In most works of literature, gas slip flow properties are investigated under vacuum conditions where the gas is highly rarefied. However, a majority of MEMS devices operate at atmospheric pressure, so it is necessary to study the flow characteristics of micro-scale gas flow under non-vacuum conditions. Moreover, at the micro-scale, the mass flow rate of gas is usually in the range between \(10^{-8}\) and \(10^{-13}\) kg/s. It is a great challenge to directly measure the mass flow rate in microchannels using a conventional commercial flowmeter. In this work, based on the constant-volume method, we first built a gas micro-flow measurement system capable of accurately measuring mass flow rates at the \(10^{-11}\) kg/s orders of magnitude. Afterward, the mass flow rates of nitrogen through microchannels under various pressures close to the atmospheric pressure were measured and investigated using this system. Unlike the silicon or stainless steel surface used in previous experiments, the polydimethylsiloxane (PDMS) substrates were prepared with optical lithography and molding processes. Then, the microchannels were fabricated by bonding PDMS substrates with microchannel structures to a glass substrate. Experimental results were compared with theoretical calculations and numerical simulations to verify the accuracy of experimental measurements. Finally, the TMAC value of nitrogen in various microchannels were measured and investigated.
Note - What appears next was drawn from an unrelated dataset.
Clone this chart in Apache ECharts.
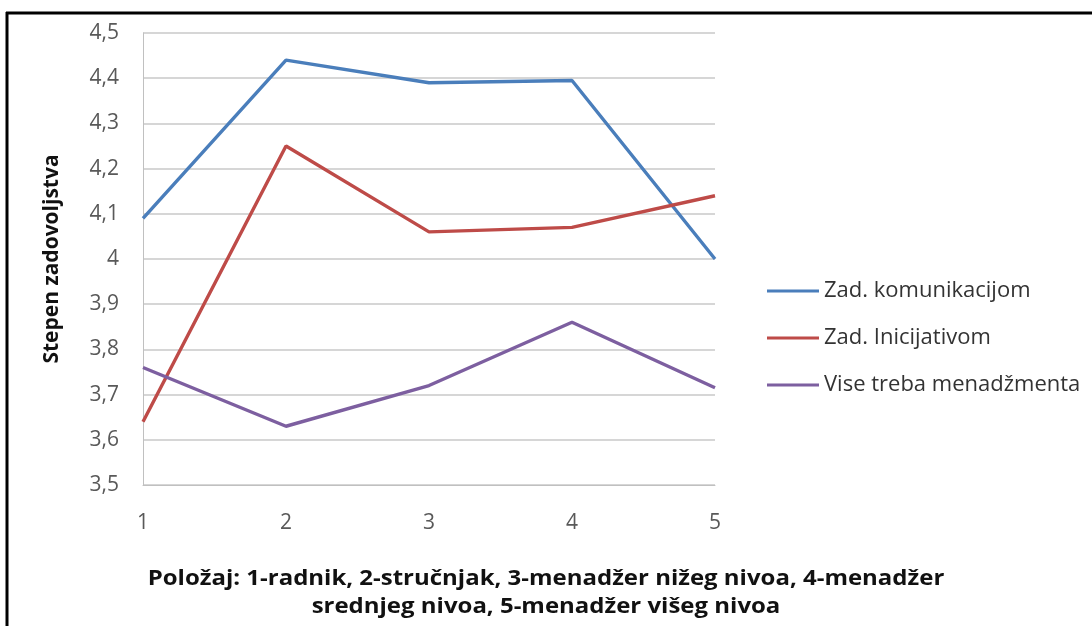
<!DOCTYPE html>
<html>
<head>
<meta charset="utf-8">
<script src="https://cdn.jsdelivr.net/npm/echarts@6/dist/echarts.min.js"></script>
<style>
  html, body { margin: 0; padding: 0; background: #fff; }
  #chart { width: 1092px; height: 626px; }
</style>
</head>
<body>
<div id="chart"></div>
<script>
// Position categories (1 = radnik ... 5 = menadžer višeg nivoa)
const categories = ['1', '2', '3', '4', '5'];

// Satisfaction level per position
const komunikacijom = [4.09, 4.44, 4.39, 4.395, 4.0];
const inicijativom = [3.64, 4.25, 4.06, 4.07, 4.14];
const menadzmenta = [3.76, 3.63, 3.72, 3.86, 3.715];

const seriesNames = ['Zad. komunikacijom', 'Zad. Inicijativom', 'Vise treba menadžmenta'];
const yTitle = 'Stepen zadovoljstva';
const xTitle = 'Položaj: 1-radnik, 2-stručnjak, 3-menadžer nižeg nivoa, 4-menadžer\nsrednjeg nivoa, 5-menadžer višeg nivoa';

const FONT = '"Open Sans", "Noto Sans", sans-serif';
const colors = ['#4A7EBB', '#BE4B48', '#7D5FA0'];

const chart = echarts.init(document.getElementById('chart'), null, { renderer: 'canvas' });

function lineSeries(name, data, color) {
  return {
    name: name,
    type: 'line',
    data: data,
    symbol: 'none',
    lineStyle: { color: color, width: 3.4 },
    itemStyle: { color: color },
    emphasis: { disabled: true },
    animation: false
  };
}

chart.setOption({
  animation: false,
  backgroundColor: '#fff',
  grid: { left: 143, right: 377, top: 33, bottom: 141, containLabel: false },
  legend: {
    orient: 'vertical',
    left: 762,
    top: 275,
    icon: 'rect',
    itemWidth: 52,
    itemHeight: 3,
    itemGap: 25,
    data: seriesNames,
    textStyle: { fontFamily: FONT, fontSize: 22, color: '#333' },
    selectedMode: false
  },
  xAxis: {
    type: 'category',
    data: categories,
    boundaryGap: false,
    axisLine: { show: true, lineStyle: { color: '#c0c0c0', width: 1 } },
    axisTick: { show: false },
    axisLabel: { fontFamily: FONT, fontSize: 21, color: '#595959', margin: 28 },
    splitLine: { show: false }
  },
  yAxis: {
    type: 'value',
    min: 3.5,
    max: 4.5,
    interval: 0.1,
    name: yTitle,
    nameLocation: 'middle',
    nameRotate: 90,
    nameGap: 80,
    nameTextStyle: { fontFamily: FONT, fontWeight: 'bold', fontSize: 21, color: '#111' },
    axisLine: { show: true, lineStyle: { color: '#c0c0c0', width: 1 } },
    axisTick: { show: false },
    axisLabel: {
      fontFamily: FONT,
      fontSize: 21,
      color: '#595959',
      margin: 24,
      formatter: v => String(+v.toFixed(1)).replace('.', ',')
    },
    splitLine: { show: true, lineStyle: { color: '#c8c8c8', width: 1.5 } }
  },
  graphic: [
    // frame lines along the top and left edges
    { type: 'line', shape: { x1: 6, y1: 13, x2: 1092, y2: 13 }, style: { stroke: '#000', lineWidth: 3 }, silent: true },
    { type: 'line', shape: { x1: 7, y1: 12, x2: 7, y2: 626 }, style: { stroke: '#000', lineWidth: 3 }, silent: true },
    // two-line horizontal axis title, slightly widened
    {
      type: 'text',
      x: 546,
      y: 565,
      scaleX: 1.09,
      silent: true,
      style: {
        text: xTitle,
        fontFamily: FONT,
        fontWeight: 'bold',
        fontSize: 22,
        lineHeight: 28,
        fill: '#111',
        align: 'center',
        verticalAlign: 'top'
      }
    }
  ],
  series: [
    lineSeries(seriesNames[0], komunikacijom, colors[0]),
    lineSeries(seriesNames[1], inicijativom, colors[1]),
    lineSeries(seriesNames[2], menadzmenta, colors[2])
  ]
});
</script>
</body>
</html>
The remainder of this paper is organized as follows. Section 2 introduces experimental method including the fabrication of microchannels, the experimental apparatus, the measurement technique, and device calibration. The results and discussion are given in Sect. 3 where the mass flow rates of nitrogen are calculated, the experimental data are compared with theoretical solutions, and the TMAC for various sizes of microchannels are investigated. The conclusion is given in Sect. 4.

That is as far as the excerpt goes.